Work instructions — Please retype the records below exactly, from the first line through the line containing "import plotly.graph_objects as go", and leave out any pictures.

(Rows from a dataset of charts and code)

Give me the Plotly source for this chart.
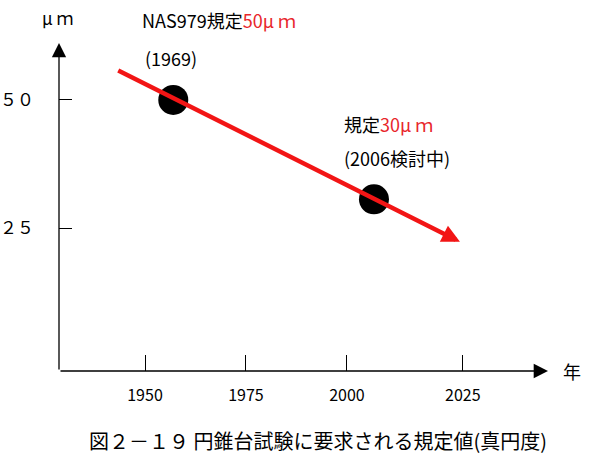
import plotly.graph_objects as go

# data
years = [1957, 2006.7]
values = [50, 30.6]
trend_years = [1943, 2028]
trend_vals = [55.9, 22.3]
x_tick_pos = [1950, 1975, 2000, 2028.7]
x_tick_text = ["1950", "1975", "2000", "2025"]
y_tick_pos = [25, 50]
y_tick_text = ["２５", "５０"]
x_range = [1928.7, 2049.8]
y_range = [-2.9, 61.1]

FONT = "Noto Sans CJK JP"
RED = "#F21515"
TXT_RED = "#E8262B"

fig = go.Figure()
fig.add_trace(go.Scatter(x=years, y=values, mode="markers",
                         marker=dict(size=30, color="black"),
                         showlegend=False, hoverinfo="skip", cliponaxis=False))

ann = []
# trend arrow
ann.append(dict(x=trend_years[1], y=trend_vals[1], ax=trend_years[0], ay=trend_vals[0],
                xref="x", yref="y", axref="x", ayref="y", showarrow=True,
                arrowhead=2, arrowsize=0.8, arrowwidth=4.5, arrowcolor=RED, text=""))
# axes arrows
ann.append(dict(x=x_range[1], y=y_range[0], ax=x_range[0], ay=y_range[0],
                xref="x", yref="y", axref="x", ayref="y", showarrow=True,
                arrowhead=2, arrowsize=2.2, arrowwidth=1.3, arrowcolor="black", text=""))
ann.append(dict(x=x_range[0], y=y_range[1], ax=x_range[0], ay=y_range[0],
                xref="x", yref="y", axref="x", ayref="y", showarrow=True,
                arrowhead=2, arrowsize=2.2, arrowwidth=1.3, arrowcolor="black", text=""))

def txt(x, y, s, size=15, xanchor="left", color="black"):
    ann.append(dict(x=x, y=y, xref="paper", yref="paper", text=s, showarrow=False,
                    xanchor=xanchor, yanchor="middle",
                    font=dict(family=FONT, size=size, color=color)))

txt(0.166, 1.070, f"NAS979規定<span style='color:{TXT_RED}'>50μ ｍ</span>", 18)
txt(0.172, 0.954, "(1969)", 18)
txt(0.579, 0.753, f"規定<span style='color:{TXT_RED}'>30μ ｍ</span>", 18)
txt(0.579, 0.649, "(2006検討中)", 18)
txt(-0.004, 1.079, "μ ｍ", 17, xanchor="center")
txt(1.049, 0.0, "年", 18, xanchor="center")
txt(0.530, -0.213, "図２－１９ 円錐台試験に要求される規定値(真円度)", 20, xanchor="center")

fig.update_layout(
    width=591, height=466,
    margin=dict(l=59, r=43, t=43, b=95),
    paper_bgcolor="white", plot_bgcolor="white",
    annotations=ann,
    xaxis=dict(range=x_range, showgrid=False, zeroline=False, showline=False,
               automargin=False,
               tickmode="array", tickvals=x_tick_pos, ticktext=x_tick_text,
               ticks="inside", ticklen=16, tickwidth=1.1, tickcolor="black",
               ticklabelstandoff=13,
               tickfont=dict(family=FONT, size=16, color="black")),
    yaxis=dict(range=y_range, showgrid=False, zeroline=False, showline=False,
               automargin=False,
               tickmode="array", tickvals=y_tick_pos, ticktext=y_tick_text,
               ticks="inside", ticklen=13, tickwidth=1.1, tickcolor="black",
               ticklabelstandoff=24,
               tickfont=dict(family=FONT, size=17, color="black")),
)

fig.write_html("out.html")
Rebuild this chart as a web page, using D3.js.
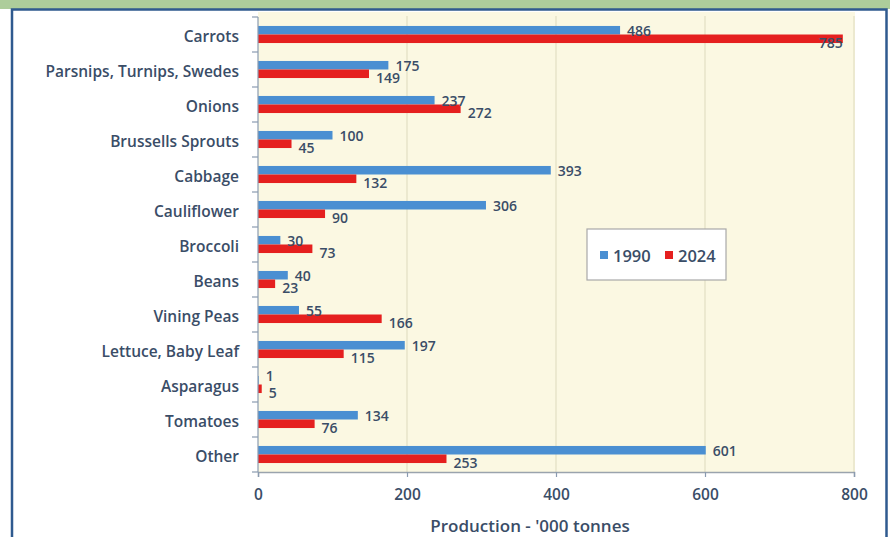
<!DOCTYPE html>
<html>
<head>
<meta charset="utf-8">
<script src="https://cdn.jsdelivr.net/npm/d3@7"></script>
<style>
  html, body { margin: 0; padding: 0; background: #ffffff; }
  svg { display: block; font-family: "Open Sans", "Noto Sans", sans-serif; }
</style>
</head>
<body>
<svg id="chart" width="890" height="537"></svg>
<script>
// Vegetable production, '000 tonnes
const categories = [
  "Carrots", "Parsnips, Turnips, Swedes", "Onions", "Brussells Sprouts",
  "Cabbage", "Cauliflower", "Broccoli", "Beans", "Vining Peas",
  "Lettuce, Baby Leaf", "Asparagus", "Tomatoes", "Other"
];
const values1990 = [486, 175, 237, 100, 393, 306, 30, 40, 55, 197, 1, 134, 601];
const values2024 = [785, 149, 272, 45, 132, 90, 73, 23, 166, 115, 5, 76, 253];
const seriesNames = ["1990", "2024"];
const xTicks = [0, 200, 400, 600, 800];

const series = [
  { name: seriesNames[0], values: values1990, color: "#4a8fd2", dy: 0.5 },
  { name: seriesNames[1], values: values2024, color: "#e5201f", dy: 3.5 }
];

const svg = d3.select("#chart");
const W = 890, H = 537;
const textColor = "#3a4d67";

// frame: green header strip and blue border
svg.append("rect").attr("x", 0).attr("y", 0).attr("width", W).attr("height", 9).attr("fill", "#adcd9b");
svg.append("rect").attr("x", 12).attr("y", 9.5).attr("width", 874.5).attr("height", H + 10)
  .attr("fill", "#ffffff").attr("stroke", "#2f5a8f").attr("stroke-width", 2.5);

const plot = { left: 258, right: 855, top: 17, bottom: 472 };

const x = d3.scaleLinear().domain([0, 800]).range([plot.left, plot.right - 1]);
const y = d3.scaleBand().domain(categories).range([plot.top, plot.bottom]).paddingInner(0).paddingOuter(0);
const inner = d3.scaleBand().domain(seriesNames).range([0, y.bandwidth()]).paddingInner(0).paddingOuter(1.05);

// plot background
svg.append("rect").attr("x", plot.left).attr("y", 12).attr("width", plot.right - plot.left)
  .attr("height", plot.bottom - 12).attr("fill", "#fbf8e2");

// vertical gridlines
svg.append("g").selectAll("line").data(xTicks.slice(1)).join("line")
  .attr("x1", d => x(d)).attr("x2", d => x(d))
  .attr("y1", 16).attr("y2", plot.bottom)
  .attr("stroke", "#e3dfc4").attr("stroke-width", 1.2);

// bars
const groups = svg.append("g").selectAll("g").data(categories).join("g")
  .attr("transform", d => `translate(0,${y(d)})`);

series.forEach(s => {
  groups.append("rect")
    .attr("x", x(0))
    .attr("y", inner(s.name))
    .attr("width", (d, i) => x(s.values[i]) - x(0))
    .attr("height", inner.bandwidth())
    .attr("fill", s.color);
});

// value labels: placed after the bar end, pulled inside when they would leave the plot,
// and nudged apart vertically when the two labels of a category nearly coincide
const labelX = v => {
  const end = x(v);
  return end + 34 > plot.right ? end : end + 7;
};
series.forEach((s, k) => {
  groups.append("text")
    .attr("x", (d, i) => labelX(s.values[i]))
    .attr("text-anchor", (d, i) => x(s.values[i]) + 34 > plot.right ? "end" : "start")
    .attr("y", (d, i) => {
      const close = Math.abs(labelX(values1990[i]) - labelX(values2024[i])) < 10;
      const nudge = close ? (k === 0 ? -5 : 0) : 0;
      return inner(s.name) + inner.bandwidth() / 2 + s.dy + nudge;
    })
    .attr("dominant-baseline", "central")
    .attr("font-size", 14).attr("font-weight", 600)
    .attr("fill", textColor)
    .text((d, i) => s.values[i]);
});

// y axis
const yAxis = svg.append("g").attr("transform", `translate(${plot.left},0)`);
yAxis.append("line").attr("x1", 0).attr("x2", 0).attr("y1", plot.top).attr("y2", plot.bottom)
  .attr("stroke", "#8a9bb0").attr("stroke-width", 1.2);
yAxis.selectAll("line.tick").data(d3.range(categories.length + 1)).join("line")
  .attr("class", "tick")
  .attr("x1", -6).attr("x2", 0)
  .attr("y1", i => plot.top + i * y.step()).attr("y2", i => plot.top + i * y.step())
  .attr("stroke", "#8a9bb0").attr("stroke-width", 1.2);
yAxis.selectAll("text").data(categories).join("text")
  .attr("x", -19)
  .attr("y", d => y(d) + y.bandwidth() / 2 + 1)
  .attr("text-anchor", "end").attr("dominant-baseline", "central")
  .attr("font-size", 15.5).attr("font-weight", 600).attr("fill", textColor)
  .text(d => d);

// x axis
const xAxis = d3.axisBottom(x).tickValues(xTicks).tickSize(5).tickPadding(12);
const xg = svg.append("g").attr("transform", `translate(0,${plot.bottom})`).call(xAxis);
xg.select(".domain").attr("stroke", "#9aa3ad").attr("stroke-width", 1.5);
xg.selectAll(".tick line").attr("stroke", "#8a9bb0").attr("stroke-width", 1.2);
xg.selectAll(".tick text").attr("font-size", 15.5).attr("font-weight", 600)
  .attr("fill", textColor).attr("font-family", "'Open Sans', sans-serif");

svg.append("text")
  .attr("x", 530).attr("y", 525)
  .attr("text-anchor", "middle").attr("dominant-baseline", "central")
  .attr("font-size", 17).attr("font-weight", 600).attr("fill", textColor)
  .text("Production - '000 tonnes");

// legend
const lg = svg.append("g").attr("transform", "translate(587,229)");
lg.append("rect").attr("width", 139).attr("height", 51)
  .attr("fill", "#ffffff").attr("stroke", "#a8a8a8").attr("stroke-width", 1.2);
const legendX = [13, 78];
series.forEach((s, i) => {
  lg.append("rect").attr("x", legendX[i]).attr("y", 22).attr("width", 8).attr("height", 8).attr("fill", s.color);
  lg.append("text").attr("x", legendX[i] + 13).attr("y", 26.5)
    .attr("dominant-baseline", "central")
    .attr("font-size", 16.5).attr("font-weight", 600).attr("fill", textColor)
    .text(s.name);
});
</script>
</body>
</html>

Answer in full —
Give me the Plotly source for this chart.
import plotly.graph_objects as go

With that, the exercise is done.